## What this task involves
Give the listing again character for character, but drop the images.

## Dataset content
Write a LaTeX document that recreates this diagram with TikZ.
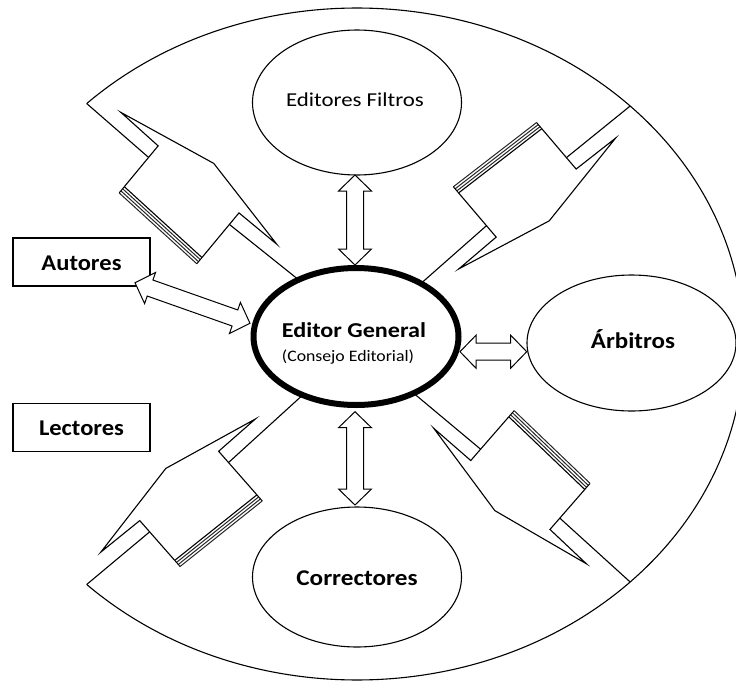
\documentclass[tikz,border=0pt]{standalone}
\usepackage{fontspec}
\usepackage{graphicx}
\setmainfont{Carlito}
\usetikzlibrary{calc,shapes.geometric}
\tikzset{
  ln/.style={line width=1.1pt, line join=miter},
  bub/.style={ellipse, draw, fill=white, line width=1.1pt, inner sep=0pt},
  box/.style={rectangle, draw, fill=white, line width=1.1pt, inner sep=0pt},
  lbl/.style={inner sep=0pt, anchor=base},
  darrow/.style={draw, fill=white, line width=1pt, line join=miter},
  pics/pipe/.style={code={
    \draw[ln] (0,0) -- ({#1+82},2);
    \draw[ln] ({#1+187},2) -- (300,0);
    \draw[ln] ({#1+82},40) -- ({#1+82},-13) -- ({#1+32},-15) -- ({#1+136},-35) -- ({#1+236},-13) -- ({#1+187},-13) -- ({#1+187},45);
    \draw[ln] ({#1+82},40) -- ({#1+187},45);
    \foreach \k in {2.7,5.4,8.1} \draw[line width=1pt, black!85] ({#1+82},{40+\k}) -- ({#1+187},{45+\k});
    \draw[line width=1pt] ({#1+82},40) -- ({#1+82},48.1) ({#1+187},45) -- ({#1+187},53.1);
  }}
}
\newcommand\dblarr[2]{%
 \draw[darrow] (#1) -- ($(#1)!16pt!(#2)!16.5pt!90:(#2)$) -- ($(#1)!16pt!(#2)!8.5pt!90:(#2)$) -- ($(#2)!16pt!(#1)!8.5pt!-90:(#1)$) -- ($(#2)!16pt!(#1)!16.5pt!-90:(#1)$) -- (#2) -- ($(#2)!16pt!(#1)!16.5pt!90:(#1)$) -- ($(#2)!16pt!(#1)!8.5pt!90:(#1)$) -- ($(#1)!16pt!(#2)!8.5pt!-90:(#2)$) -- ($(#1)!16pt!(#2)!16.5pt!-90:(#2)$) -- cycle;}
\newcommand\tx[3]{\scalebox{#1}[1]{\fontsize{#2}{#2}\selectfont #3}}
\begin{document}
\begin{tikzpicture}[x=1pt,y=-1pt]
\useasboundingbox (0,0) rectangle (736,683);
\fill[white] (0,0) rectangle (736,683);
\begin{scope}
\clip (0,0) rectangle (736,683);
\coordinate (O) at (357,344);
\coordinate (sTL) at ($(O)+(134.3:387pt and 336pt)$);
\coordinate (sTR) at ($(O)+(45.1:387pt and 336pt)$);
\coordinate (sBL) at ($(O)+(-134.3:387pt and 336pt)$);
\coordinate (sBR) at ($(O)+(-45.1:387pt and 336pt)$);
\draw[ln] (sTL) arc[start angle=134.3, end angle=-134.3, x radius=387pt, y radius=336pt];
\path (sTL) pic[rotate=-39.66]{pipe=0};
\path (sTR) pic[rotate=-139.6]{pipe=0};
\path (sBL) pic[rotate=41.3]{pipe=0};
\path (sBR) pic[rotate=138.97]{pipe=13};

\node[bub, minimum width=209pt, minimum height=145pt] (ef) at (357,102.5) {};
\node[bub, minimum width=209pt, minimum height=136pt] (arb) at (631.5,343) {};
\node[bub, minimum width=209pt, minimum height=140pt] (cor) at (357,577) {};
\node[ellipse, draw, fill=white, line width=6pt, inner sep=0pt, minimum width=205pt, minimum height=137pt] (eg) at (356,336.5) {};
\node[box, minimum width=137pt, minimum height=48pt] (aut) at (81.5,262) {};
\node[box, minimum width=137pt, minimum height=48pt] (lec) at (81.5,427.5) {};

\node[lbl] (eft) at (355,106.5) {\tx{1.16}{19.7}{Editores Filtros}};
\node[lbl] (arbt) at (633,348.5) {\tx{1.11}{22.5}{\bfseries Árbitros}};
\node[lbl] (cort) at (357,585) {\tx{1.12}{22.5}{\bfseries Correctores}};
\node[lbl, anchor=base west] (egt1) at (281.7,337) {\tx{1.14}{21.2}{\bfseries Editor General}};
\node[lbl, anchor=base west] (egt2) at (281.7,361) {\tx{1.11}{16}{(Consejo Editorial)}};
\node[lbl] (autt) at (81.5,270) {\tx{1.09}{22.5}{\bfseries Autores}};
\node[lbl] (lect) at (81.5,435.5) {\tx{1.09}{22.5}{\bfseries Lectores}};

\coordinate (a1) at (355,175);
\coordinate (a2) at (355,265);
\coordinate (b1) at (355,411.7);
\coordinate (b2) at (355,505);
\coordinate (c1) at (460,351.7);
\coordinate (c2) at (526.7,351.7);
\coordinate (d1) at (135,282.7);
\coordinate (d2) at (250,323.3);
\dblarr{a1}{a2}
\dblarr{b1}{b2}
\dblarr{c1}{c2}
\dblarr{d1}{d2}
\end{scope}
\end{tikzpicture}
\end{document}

## Solution for this exercise
Write a LaTeX document that recreates this diagram with TikZ.
\documentclass[tikz,border=0pt]{standalone}
\usepackage{fontspec}
\usepackage{graphicx}
\setmainfont{Carlito}
\usetikzlibrary{calc,shapes.geometric}
\tikzset{
  ln/.style={line width=1.1pt, line join=miter},
  bub/.style={ellipse, draw, fill=white, line width=1.1pt, inner sep=0pt},
  box/.style={rectangle, draw, fill=white, line width=1.1pt, inner sep=0pt},
  lbl/.style={inner sep=0pt, anchor=base},
  darrow/.style={draw, fill=white, line width=1pt, line join=miter},
  pics/pipe/.style={code={
    \draw[ln] (0,0) -- ({#1+82},2);
    \draw[ln] ({#1+187},2) -- (300,0);
    \draw[ln] ({#1+82},40) -- ({#1+82},-13) -- ({#1+32},-15) -- ({#1+136},-35) -- ({#1+236},-13) -- ({#1+187},-13) -- ({#1+187},45);
    \draw[ln] ({#1+82},40) -- ({#1+187},45);
    \foreach \k in {2.7,5.4,8.1} \draw[line width=1pt, black!85] ({#1+82},{40+\k}) -- ({#1+187},{45+\k});
    \draw[line width=1pt] ({#1+82},40) -- ({#1+82},48.1) ({#1+187},45) -- ({#1+187},53.1);
  }}
}
\newcommand\dblarr[2]{%
 \draw[darrow] (#1) -- ($(#1)!16pt!(#2)!16.5pt!90:(#2)$) -- ($(#1)!16pt!(#2)!8.5pt!90:(#2)$) -- ($(#2)!16pt!(#1)!8.5pt!-90:(#1)$) -- ($(#2)!16pt!(#1)!16.5pt!-90:(#1)$) -- (#2) -- ($(#2)!16pt!(#1)!16.5pt!90:(#1)$) -- ($(#2)!16pt!(#1)!8.5pt!90:(#1)$) -- ($(#1)!16pt!(#2)!8.5pt!-90:(#2)$) -- ($(#1)!16pt!(#2)!16.5pt!-90:(#2)$) -- cycle;}
\newcommand\tx[3]{\scalebox{#1}[1]{\fontsize{#2}{#2}\selectfont #3}}
\begin{document}
\begin{tikzpicture}[x=1pt,y=-1pt]
\useasboundingbox (0,0) rectangle (736,683);
\fill[white] (0,0) rectangle (736,683);
\begin{scope}
\clip (0,0) rectangle (736,683);
\coordinate (O) at (357,344);
\coordinate (sTL) at ($(O)+(134.3:387pt and 336pt)$);
\coordinate (sTR) at ($(O)+(45.1:387pt and 336pt)$);
\coordinate (sBL) at ($(O)+(-134.3:387pt and 336pt)$);
\coordinate (sBR) at ($(O)+(-45.1:387pt and 336pt)$);
\draw[ln] (sTL) arc[start angle=134.3, end angle=-134.3, x radius=387pt, y radius=336pt];
\path (sTL) pic[rotate=-39.66]{pipe=0};
\path (sTR) pic[rotate=-139.6]{pipe=0};
\path (sBL) pic[rotate=41.3]{pipe=0};
\path (sBR) pic[rotate=138.97]{pipe=13};

\node[bub, minimum width=209pt, minimum height=145pt] (ef) at (357,102.5) {};
\node[bub, minimum width=209pt, minimum height=136pt] (arb) at (631.5,343) {};
\node[bub, minimum width=209pt, minimum height=140pt] (cor) at (357,577) {};
\node[ellipse, draw, fill=white, line width=6pt, inner sep=0pt, minimum width=205pt, minimum height=137pt] (eg) at (356,336.5) {};
\node[box, minimum width=137pt, minimum height=48pt] (aut) at (81.5,262) {};
\node[box, minimum width=137pt, minimum height=48pt] (lec) at (81.5,427.5) {};

\node[lbl] (eft) at (355,106.5) {\tx{1.16}{19.7}{Editores Filtros}};
\node[lbl] (arbt) at (633,348.5) {\tx{1.11}{22.5}{\bfseries Árbitros}};
\node[lbl] (cort) at (357,585) {\tx{1.12}{22.5}{\bfseries Correctores}};
\node[lbl, anchor=base west] (egt1) at (281.7,337) {\tx{1.14}{21.2}{\bfseries Editor General}};
\node[lbl, anchor=base west] (egt2) at (281.7,361) {\tx{1.11}{16}{(Consejo Editorial)}};
\node[lbl] (autt) at (81.5,270) {\tx{1.09}{22.5}{\bfseries Autores}};
\node[lbl] (lect) at (81.5,435.5) {\tx{1.09}{22.5}{\bfseries Lectores}};

\coordinate (a1) at (355,175);
\coordinate (a2) at (355,265);
\coordinate (b1) at (355,411.7);
\coordinate (b2) at (355,505);
\coordinate (c1) at (460,351.7);
\coordinate (c2) at (526.7,351.7);
\coordinate (d1) at (135,282.7);
\coordinate (d2) at (250,323.3);
\dblarr{a1}{a2}
\dblarr{b1}{b2}
\dblarr{c1}{c2}
\dblarr{d1}{d2}
\end{scope}
\end{tikzpicture}
\end{document}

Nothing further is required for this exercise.